Soon after, Pete Buttigieg took to the deck to the applause of the crowd and the sound of mock whispering from Satan. Buttigieg and the crowd made an implicit, unspoken agreement to ignore protesting duo and proceed as if they weren’t there. Mayor Pete thanked everyone for coming out, and he acknowledged that this crowd was never going to fit into a living room, as the campaign had picked up faster than expected. Still, he was going to stick with the house party model and go with a short talk and time for questions. He introduced both his husband and his mom, both of whom were here for the event, and that was very sweet. Even the Devil let that one pass.
In his stump speech, Buttigieg alternated between a big picture vision and a wonkish interest in policy details. He spoke about global warming in terms of climate security, but was also happy to go down the rabbit hole of regulations to ensure local drinking water safety. When he spoke about the federal deficit, he described it as a generational issue. And when talked about challenges facing the fundamental principles of Democracy, his reference point was clear to the crowd.
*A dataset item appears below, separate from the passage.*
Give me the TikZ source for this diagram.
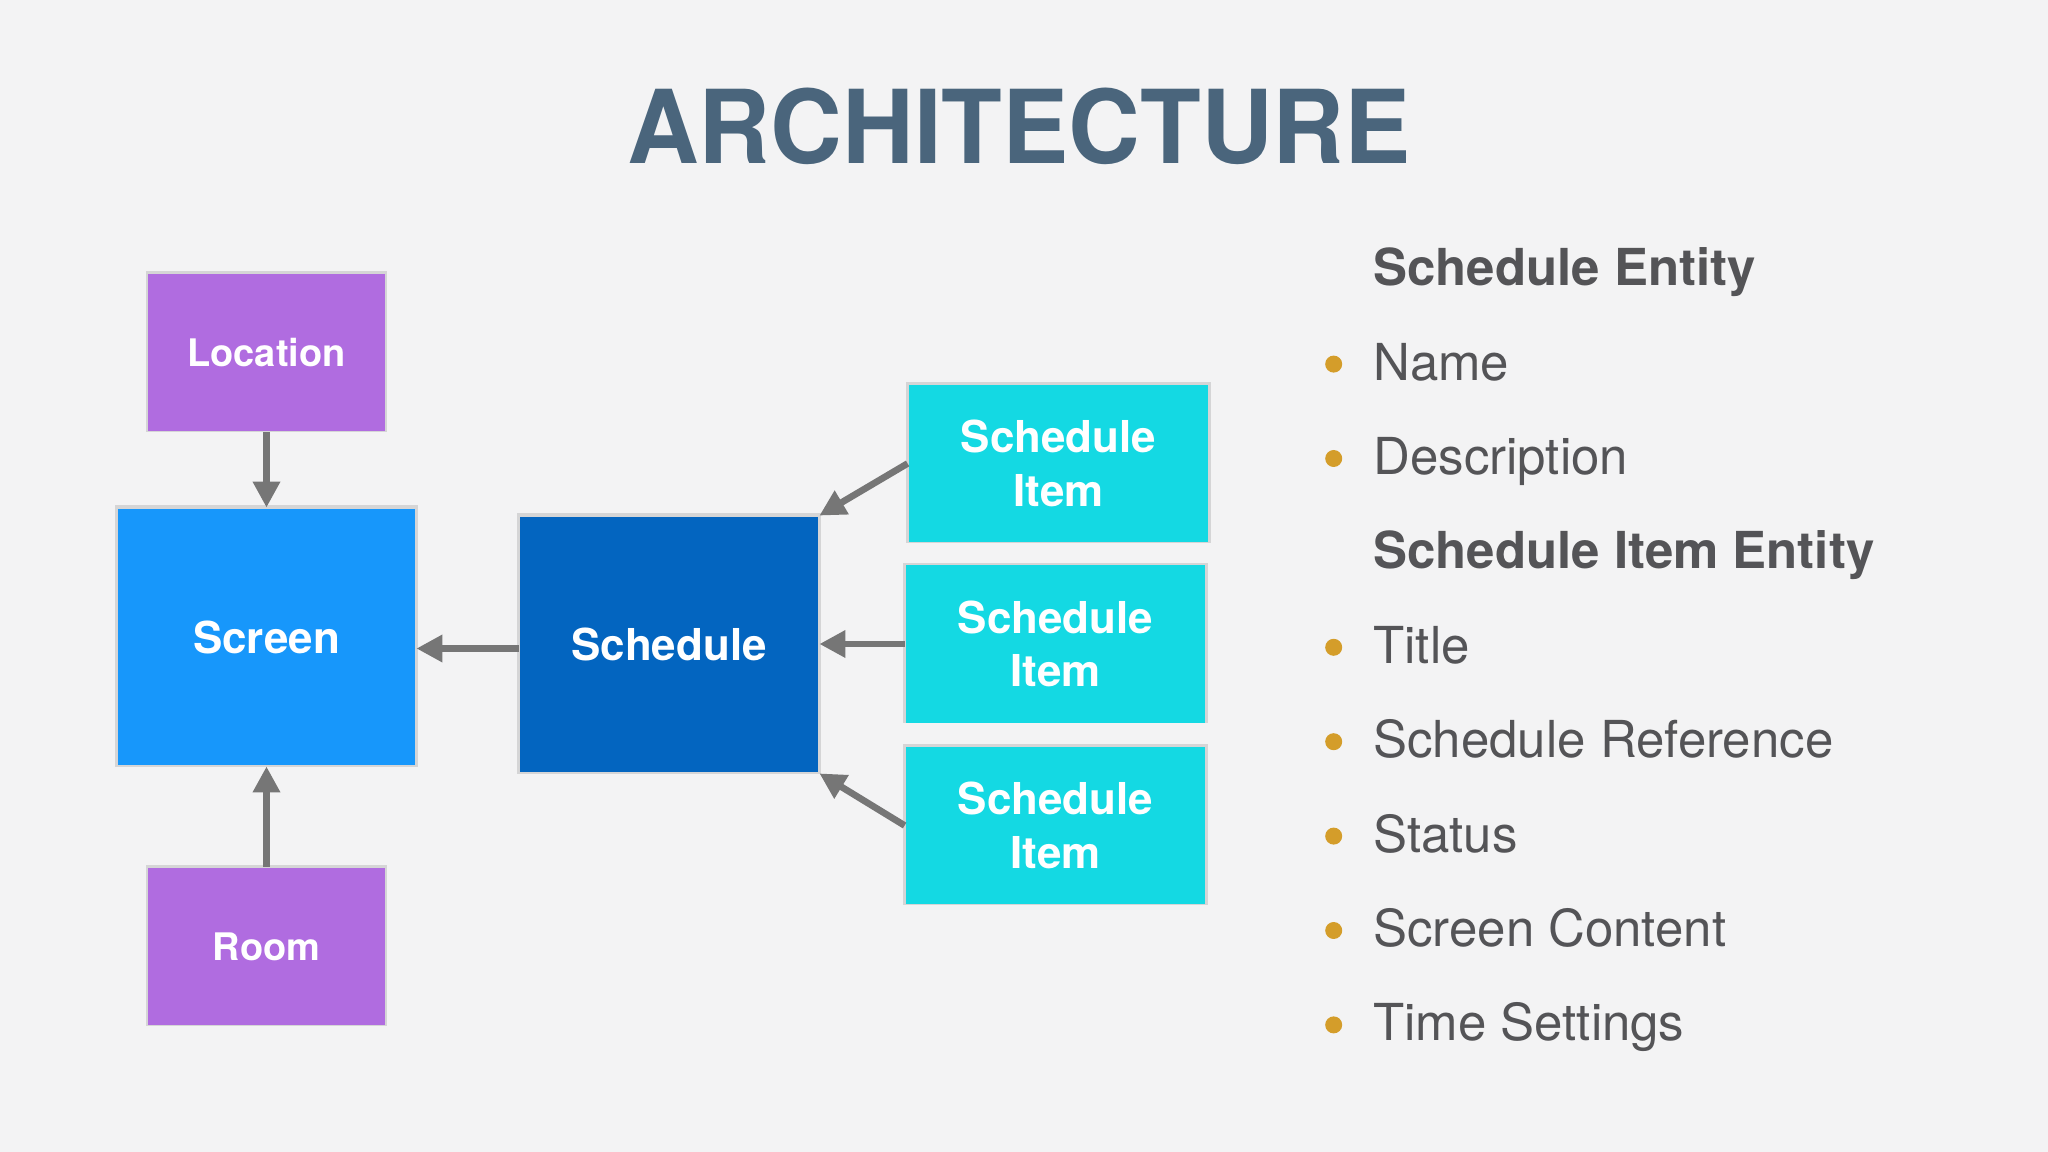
\documentclass[tikz,border=0pt]{standalone}
\usepackage{fontspec}
\setmainfont{TeX Gyre Heros}
\usetikzlibrary{arrows.meta,shadows}
\definecolor{bgcol}{HTML}{F3F3F4}
\definecolor{titlecol}{HTML}{4A657C}
\definecolor{placecol}{HTML}{B06CE0}
\definecolor{screencol}{HTML}{1797FB}
\definecolor{schedcol}{HTML}{0365C0}
\definecolor{itemcol}{HTML}{14D9E3}
\definecolor{textcol}{HTML}{545457}
\definecolor{bulletcol}{HTML}{D49D2A}
\definecolor{arrowcol}{HTML}{767676}
\tikzset{
	boxshadow/.style = {general shadow={fill=black, opacity=0.12,
		shadow scale=1.02, shadow yshift=0.1mm}},
	place/.style   = {rectangle, fill=placecol, boxshadow, text=white,
		minimum width=2.37cm, minimum height=1.57cm,
		font=\fontsize{10.8}{13}\selectfont\bfseries},
	bigbox/.style  = {rectangle, boxshadow, text=white,
		minimum width=2.97cm, minimum height=2.56cm,
		font=\fontsize{12.5}{15.2}\selectfont\bfseries},
	item/.style    = {rectangle, fill=itemcol, boxshadow, text=white, align=center,
		minimum width=2.99cm, minimum height=1.57cm,
		font=\fontsize{12.5}{15.2}\selectfont\bfseries},
	heading/.style = {anchor=base west, inner sep=0, text=textcol,
		font=\fontsize{14.5}{17}\selectfont\bfseries},
	entry/.style   = {anchor=base west, inner sep=0, text=textcol,
		font=\fontsize{14.5}{17}\selectfont},
	bullet/.style  = {circle, fill=bulletcol, inner sep=0, minimum size=0.17cm},
	link/.style    = {->, arrowcol, line width=1.9pt}
}

\begin{document}
\begin{tikzpicture}[thick, >={Triangle[length=2.6mm,width=2.6mm]}]
	\fill[bgcol] (0,0) rectangle (20.48,-11.52);
	\useasboundingbox (0,0) rectangle (20.48,-11.52);

	\draw
	node at (10.19,-1.633)[anchor=base, text=titlecol, xscale=0.975,
		font=\fontsize{29}{34}\selectfont\bfseries] (title) {ARCHITECTURE}
	node at (2.665,-3.525)[place] (loc) {Location}
	node at (2.665,-6.37)[bigbox, fill=screencol] (screen) {Screen}
	node at (2.665,-9.465)[place] (room) {Room}
	node at (6.69,-6.445)[bigbox, fill=schedcol, minimum width=2.98cm,
		minimum height=2.55cm] (sched) {Schedule}
	node at (10.585,-4.635)[item] (item1) {Schedule\\Item}
	node at (10.555,-6.44)[item] (item2) {Schedule\\Item}
	node at (10.555,-8.255)[item] (item3) {Schedule\\Item};

	% connectors
	\draw[link](loc) -- (screen);
	\draw[link](room) -- (screen);
	\draw[link]([yshift=-0.04cm]sched.west) -- ([yshift=-0.04cm]sched.west -| screen.east);
	\draw[link](item1.west) -- (sched.north east);
	\draw[link](item2.west) -- (item2.west -| sched.east);
	\draw[link](item3.west) -- (sched.south east);

	% entity lists
	\draw
	node at (13.72,-2.857)[heading] (h1) {Schedule Entity}
	node at (13.72,-3.801)[entry] (e1) {Name}
	node at (13.72,-4.745)[entry] (e2) {Description}
	node at (13.72,-5.689)[heading] (h2) {Schedule Item Entity}
	node at (13.72,-6.633)[entry] (e3) {Title}
	node at (13.72,-7.577)[entry] (e4) {Schedule Reference}
	node at (13.72,-8.521)[entry] (e5) {Status}
	node at (13.72,-9.465)[entry] (e6) {Screen Content}
	node at (13.72,-10.409)[entry] (e7) {Time Settings};

	\draw
	node at (13.337,-3.641)[bullet] (b1) {}
	node at (13.337,-4.585)[bullet] (b2) {}
	node at (13.337,-6.473)[bullet] (b3) {}
	node at (13.337,-7.417)[bullet] (b4) {}
	node at (13.337,-8.361)[bullet] (b5) {}
	node at (13.337,-9.305)[bullet] (b6) {}
	node at (13.337,-10.249)[bullet] (b7) {};
\end{tikzpicture}
\end{document}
Much of his vision was an argument for common sense approaches. For example, “It would help if we had an EPA head who supported the environment.” These were easy applause lines, and they drew on a frustration with an administration willing to ignore basic science and burn down decades of incremental progress on issues. He discussed decriminalization and legalization of marijuana as non-emotional policy matters to be worked out. However, there was a cautiousness in Buttigieg’s rhetoric that spoke to a tendency to hedge his bets. At one point, he announced that he supported “Medicare for all who want it,” which sounds good but means he doesn’t support Medicare for All. “Medicare for all who want it” is more like a public option within Obamacare, which is better than what we have now but something less than an ambitious overall of the public health system. To be fair, he did talk about a “glide path” toward Medicare for All, but how that would all happen was not clear.
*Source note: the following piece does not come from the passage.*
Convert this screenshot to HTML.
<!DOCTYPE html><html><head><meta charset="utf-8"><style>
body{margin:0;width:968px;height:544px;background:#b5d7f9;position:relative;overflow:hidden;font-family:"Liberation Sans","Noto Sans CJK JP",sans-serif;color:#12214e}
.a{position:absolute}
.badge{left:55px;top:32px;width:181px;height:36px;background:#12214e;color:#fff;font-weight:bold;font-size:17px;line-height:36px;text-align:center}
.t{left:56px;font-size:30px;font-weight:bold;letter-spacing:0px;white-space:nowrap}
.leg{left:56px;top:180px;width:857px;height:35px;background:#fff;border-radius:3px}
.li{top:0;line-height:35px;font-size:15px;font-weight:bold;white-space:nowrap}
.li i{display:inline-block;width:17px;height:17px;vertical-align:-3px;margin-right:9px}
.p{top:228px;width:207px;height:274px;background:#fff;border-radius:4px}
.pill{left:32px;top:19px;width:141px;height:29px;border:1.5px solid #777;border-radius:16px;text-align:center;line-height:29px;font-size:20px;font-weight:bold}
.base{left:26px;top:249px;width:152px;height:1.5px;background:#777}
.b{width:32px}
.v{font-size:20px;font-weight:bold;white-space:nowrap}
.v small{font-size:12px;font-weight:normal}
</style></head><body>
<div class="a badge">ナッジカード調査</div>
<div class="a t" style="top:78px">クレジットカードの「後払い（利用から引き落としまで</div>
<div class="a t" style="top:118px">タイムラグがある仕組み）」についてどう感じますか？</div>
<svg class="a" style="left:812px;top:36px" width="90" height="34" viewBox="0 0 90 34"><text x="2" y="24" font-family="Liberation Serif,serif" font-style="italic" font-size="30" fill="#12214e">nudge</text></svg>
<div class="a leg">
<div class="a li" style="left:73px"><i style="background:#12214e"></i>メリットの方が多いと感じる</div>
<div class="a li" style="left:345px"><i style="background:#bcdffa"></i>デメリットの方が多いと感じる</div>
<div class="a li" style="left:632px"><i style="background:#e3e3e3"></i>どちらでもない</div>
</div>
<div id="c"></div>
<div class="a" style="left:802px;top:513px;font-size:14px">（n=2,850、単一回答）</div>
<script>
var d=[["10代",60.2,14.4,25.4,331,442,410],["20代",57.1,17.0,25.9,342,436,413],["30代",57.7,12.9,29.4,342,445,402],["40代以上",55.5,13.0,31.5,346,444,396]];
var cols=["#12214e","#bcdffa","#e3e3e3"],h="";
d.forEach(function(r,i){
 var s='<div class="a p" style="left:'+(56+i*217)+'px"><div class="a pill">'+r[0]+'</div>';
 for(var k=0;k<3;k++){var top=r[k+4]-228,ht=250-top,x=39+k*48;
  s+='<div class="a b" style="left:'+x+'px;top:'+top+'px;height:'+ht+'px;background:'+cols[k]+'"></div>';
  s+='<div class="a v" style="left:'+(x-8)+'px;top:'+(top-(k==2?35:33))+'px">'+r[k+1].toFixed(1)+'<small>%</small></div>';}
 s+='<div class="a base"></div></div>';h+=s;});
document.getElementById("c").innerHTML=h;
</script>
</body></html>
My friend, Christine, got to ask him a question, and requested his support for a platform in support of breast cancer research and health care access. Mayor Pete said he looked forward to reviewing that platform and supported the general principles. He recently lost his father to cancer and was aware of the challenges that many families faced. Followup: a week later, the campaign sent an email stating that Buttigieg would sign onto the NBCC Policy Platform, but as of the time of this blog post, he hadn’t officially signed on. I’ll update this blog post when his signature arrives. UPDATE: after a round of emails, I’ve been able to confirm that Pete Buttigieg has signed on to support the NBCC Policy Platform (joining eight other candidates). Yea, Christine!
After he finished speaking, there was a rush to the deck for pictures. It was pretty hard to compete with the little girls who drew pictures and make cookies for the event, so I wasn’t able to get very close to the candidate. Overall, Buttigieg did a nice job mixing inspirational messages with policy details that focused on common sense (rather than cutting edge) solutions. He left the crowd in a good mood, and it was easy to feel sympathy for a candidate who has to deal with homophobic trolls in costumes.
I’m happy to report that by the time I left, Satan has quietly slinked away quietly and was nowhere to be seen.